(Instructions to follow): Strip the pictures and reproduce the rest of the listing exactly.

(Data block):
--- Begin ---

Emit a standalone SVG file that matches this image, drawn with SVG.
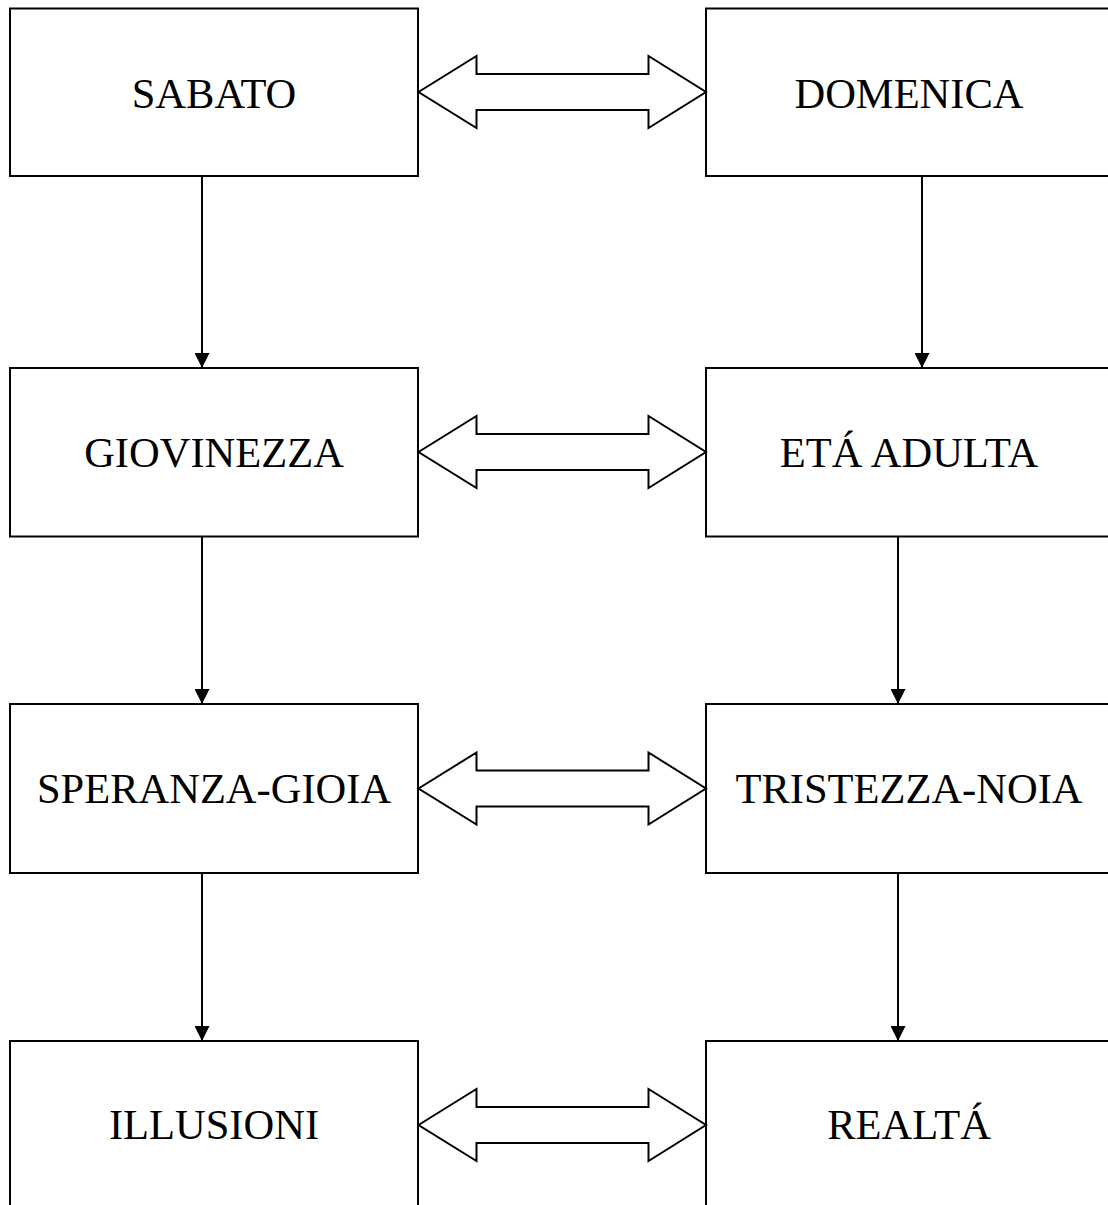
<svg xmlns="http://www.w3.org/2000/svg" width="1108" height="1205" viewBox="0 0 1108 1205">
<defs>
<style>
.box{fill:#fff;stroke:#000;stroke-width:2}
.lbl{font-family:"Liberation Serif","Times New Roman",serif;font-size:42.5px;fill:#000;text-anchor:middle}
.conn{stroke:#000;stroke-width:2;fill:none}
.dbl{fill:#fff;stroke:#000;stroke-width:2;stroke-linejoin:miter}
</style>
<marker id="ah" viewBox="0 0 15 15" refX="15" refY="7.5" markerWidth="15" markerHeight="15" markerUnits="userSpaceOnUse" orient="auto">
<path d="M0,0 L15,7.5 L0,15 Z" fill="#000"/>
</marker>
</defs>
<rect width="1108" height="1205" fill="#fff"/>
<g id="n-sabato"><rect class="box" x="10" y="8.5" width="408" height="167.5"/><text class="lbl" x="214" y="108">SABATO</text></g>
<g id="n-domenica"><rect class="box" x="706" y="8.5" width="406" height="167.5"/><text class="lbl" x="909" y="108">DOMENICA</text></g>
<g id="n-giovinezza"><rect class="box" x="10" y="368" width="408" height="168.5"/><text class="lbl" x="214" y="467">GIOVINEZZA</text></g>
<g id="n-eta"><rect class="box" x="706" y="368" width="406" height="168.5"/><text class="lbl" x="909" y="467">ETÁ ADULTA</text></g>
<g id="n-speranza"><rect class="box" x="10" y="704" width="408" height="169"/><text class="lbl" x="214" y="803">SPERANZA-GIOIA</text></g>
<g id="n-tristezza"><rect class="box" x="706" y="704" width="406" height="169"/><text class="lbl" x="909" y="803">TRISTEZZA-NOIA</text></g>
<g id="n-illusioni"><rect class="box" x="10" y="1041" width="408" height="170"/><text class="lbl" x="214" y="1139">ILLUSIONI</text></g>
<g id="n-realta"><rect class="box" x="706" y="1041" width="406" height="170"/><text class="lbl" x="909" y="1139">REALTÁ</text></g>
<g id="connectors">
<line class="conn" x1="202" y1="176" x2="202" y2="368" marker-end="url(#ah)"/>
<line class="conn" x1="922" y1="176" x2="922" y2="368" marker-end="url(#ah)"/>
<line class="conn" x1="202" y1="536.5" x2="202" y2="704" marker-end="url(#ah)"/>
<line class="conn" x1="898" y1="536.5" x2="898" y2="704" marker-end="url(#ah)"/>
<line class="conn" x1="202" y1="873" x2="202" y2="1041" marker-end="url(#ah)"/>
<line class="conn" x1="898" y1="873" x2="898" y2="1041" marker-end="url(#ah)"/>
<path class="dbl" d="M418.5,92 L476.5,56 L476.5,74 L648.5,74 L648.5,56 L706,92 L648.5,128 L648.5,110 L476.5,110 L476.5,128 Z"/>
<path class="dbl" d="M418.5,452 L476.5,416 L476.5,434 L648.5,434 L648.5,416 L706,452 L648.5,488 L648.5,470 L476.5,470 L476.5,488 Z"/>
<path class="dbl" d="M418.5,788.5 L476.5,752.5 L476.5,770.5 L648.5,770.5 L648.5,752.5 L706,788.5 L648.5,824.5 L648.5,806.5 L476.5,806.5 L476.5,824.5 Z"/>
<path class="dbl" d="M418.5,1125 L476.5,1089 L476.5,1107 L648.5,1107 L648.5,1089 L706,1125 L648.5,1161 L648.5,1143 L476.5,1143 L476.5,1161 Z"/>
</g>
</svg>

--- End ---

(Result):
Emit a standalone SVG file that matches this image, drawn with SVG.
<svg xmlns="http://www.w3.org/2000/svg" width="1108" height="1205" viewBox="0 0 1108 1205">
<defs>
<style>
.box{fill:#fff;stroke:#000;stroke-width:2}
.lbl{font-family:"Liberation Serif","Times New Roman",serif;font-size:42.5px;fill:#000;text-anchor:middle}
.conn{stroke:#000;stroke-width:2;fill:none}
.dbl{fill:#fff;stroke:#000;stroke-width:2;stroke-linejoin:miter}
</style>
<marker id="ah" viewBox="0 0 15 15" refX="15" refY="7.5" markerWidth="15" markerHeight="15" markerUnits="userSpaceOnUse" orient="auto">
<path d="M0,0 L15,7.5 L0,15 Z" fill="#000"/>
</marker>
</defs>
<rect width="1108" height="1205" fill="#fff"/>
<g id="n-sabato"><rect class="box" x="10" y="8.5" width="408" height="167.5"/><text class="lbl" x="214" y="108">SABATO</text></g>
<g id="n-domenica"><rect class="box" x="706" y="8.5" width="406" height="167.5"/><text class="lbl" x="909" y="108">DOMENICA</text></g>
<g id="n-giovinezza"><rect class="box" x="10" y="368" width="408" height="168.5"/><text class="lbl" x="214" y="467">GIOVINEZZA</text></g>
<g id="n-eta"><rect class="box" x="706" y="368" width="406" height="168.5"/><text class="lbl" x="909" y="467">ETÁ ADULTA</text></g>
<g id="n-speranza"><rect class="box" x="10" y="704" width="408" height="169"/><text class="lbl" x="214" y="803">SPERANZA-GIOIA</text></g>
<g id="n-tristezza"><rect class="box" x="706" y="704" width="406" height="169"/><text class="lbl" x="909" y="803">TRISTEZZA-NOIA</text></g>
<g id="n-illusioni"><rect class="box" x="10" y="1041" width="408" height="170"/><text class="lbl" x="214" y="1139">ILLUSIONI</text></g>
<g id="n-realta"><rect class="box" x="706" y="1041" width="406" height="170"/><text class="lbl" x="909" y="1139">REALTÁ</text></g>
<g id="connectors">
<line class="conn" x1="202" y1="176" x2="202" y2="368" marker-end="url(#ah)"/>
<line class="conn" x1="922" y1="176" x2="922" y2="368" marker-end="url(#ah)"/>
<line class="conn" x1="202" y1="536.5" x2="202" y2="704" marker-end="url(#ah)"/>
<line class="conn" x1="898" y1="536.5" x2="898" y2="704" marker-end="url(#ah)"/>
<line class="conn" x1="202" y1="873" x2="202" y2="1041" marker-end="url(#ah)"/>
<line class="conn" x1="898" y1="873" x2="898" y2="1041" marker-end="url(#ah)"/>
<path class="dbl" d="M418.5,92 L476.5,56 L476.5,74 L648.5,74 L648.5,56 L706,92 L648.5,128 L648.5,110 L476.5,110 L476.5,128 Z"/>
<path class="dbl" d="M418.5,452 L476.5,416 L476.5,434 L648.5,434 L648.5,416 L706,452 L648.5,488 L648.5,470 L476.5,470 L476.5,488 Z"/>
<path class="dbl" d="M418.5,788.5 L476.5,752.5 L476.5,770.5 L648.5,770.5 L648.5,752.5 L706,788.5 L648.5,824.5 L648.5,806.5 L476.5,806.5 L476.5,824.5 Z"/>
<path class="dbl" d="M418.5,1125 L476.5,1089 L476.5,1107 L648.5,1107 L648.5,1089 L706,1125 L648.5,1161 L648.5,1143 L476.5,1143 L476.5,1161 Z"/>
</g>
</svg>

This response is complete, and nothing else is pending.